Exercise requirements> Each line of the listing must be transcribed exactly, except for the images, which should be excluded.

- - - - - - -

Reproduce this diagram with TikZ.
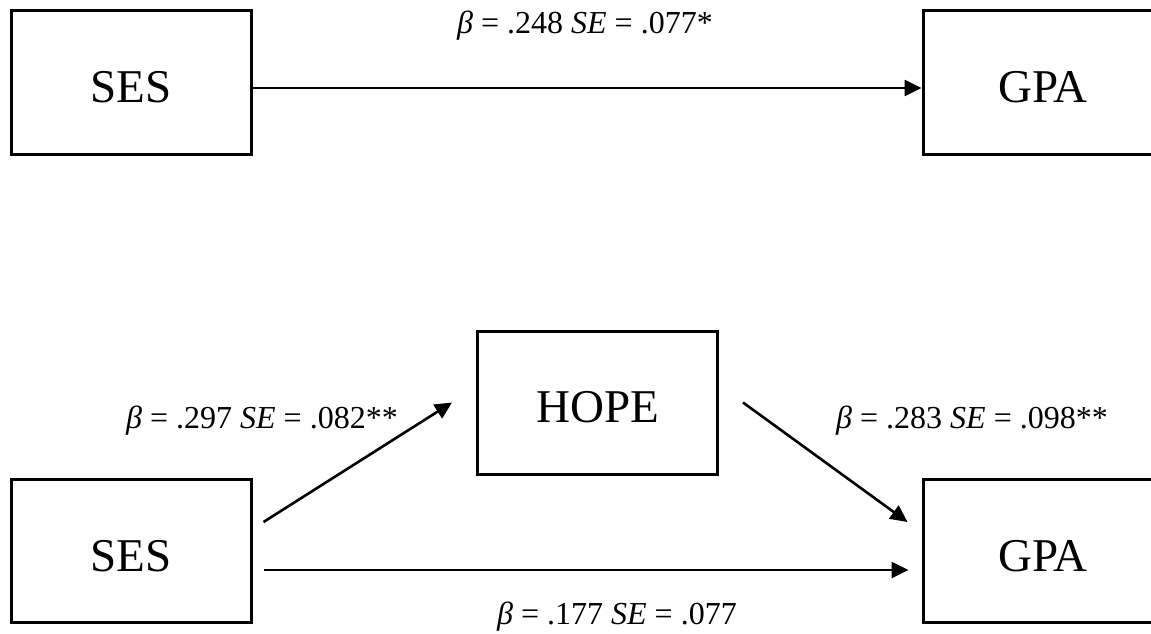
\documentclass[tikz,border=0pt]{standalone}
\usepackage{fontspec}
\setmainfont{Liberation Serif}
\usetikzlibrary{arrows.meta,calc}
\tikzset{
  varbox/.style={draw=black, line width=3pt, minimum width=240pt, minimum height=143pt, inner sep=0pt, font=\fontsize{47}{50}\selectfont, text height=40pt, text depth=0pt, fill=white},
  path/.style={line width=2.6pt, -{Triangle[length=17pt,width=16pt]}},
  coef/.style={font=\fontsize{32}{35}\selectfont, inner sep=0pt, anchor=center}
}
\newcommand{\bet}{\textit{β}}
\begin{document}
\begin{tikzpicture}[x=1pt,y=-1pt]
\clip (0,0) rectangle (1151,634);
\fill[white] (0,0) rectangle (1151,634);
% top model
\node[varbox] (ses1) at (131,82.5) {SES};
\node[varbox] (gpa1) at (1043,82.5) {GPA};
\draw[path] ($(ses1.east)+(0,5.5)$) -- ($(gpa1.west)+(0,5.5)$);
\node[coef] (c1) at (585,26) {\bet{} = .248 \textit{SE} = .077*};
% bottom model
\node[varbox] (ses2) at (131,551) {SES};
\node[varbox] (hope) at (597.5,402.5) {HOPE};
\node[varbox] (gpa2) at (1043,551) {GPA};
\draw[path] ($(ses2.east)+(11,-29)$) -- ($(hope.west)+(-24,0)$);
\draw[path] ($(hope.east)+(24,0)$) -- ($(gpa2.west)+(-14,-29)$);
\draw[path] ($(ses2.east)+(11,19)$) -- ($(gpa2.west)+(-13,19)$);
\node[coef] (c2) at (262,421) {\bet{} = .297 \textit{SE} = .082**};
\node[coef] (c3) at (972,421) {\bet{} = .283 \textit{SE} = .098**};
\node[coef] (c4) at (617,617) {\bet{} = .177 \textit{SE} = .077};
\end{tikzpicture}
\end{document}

- - - - - - -

Full output>
Reproduce this diagram with TikZ.
\documentclass[tikz,border=0pt]{standalone}
\usepackage{fontspec}
\setmainfont{Liberation Serif}
\usetikzlibrary{arrows.meta,calc}
\tikzset{
  varbox/.style={draw=black, line width=3pt, minimum width=240pt, minimum height=143pt, inner sep=0pt, font=\fontsize{47}{50}\selectfont, text height=40pt, text depth=0pt, fill=white},
  path/.style={line width=2.6pt, -{Triangle[length=17pt,width=16pt]}},
  coef/.style={font=\fontsize{32}{35}\selectfont, inner sep=0pt, anchor=center}
}
\newcommand{\bet}{\textit{β}}
\begin{document}
\begin{tikzpicture}[x=1pt,y=-1pt]
\clip (0,0) rectangle (1151,634);
\fill[white] (0,0) rectangle (1151,634);
% top model
\node[varbox] (ses1) at (131,82.5) {SES};
\node[varbox] (gpa1) at (1043,82.5) {GPA};
\draw[path] ($(ses1.east)+(0,5.5)$) -- ($(gpa1.west)+(0,5.5)$);
\node[coef] (c1) at (585,26) {\bet{} = .248 \textit{SE} = .077*};
% bottom model
\node[varbox] (ses2) at (131,551) {SES};
\node[varbox] (hope) at (597.5,402.5) {HOPE};
\node[varbox] (gpa2) at (1043,551) {GPA};
\draw[path] ($(ses2.east)+(11,-29)$) -- ($(hope.west)+(-24,0)$);
\draw[path] ($(hope.east)+(24,0)$) -- ($(gpa2.west)+(-14,-29)$);
\draw[path] ($(ses2.east)+(11,19)$) -- ($(gpa2.west)+(-13,19)$);
\node[coef] (c2) at (262,421) {\bet{} = .297 \textit{SE} = .082**};
\node[coef] (c3) at (972,421) {\bet{} = .283 \textit{SE} = .098**};
\node[coef] (c4) at (617,617) {\bet{} = .177 \textit{SE} = .077};
\end{tikzpicture}
\end{document}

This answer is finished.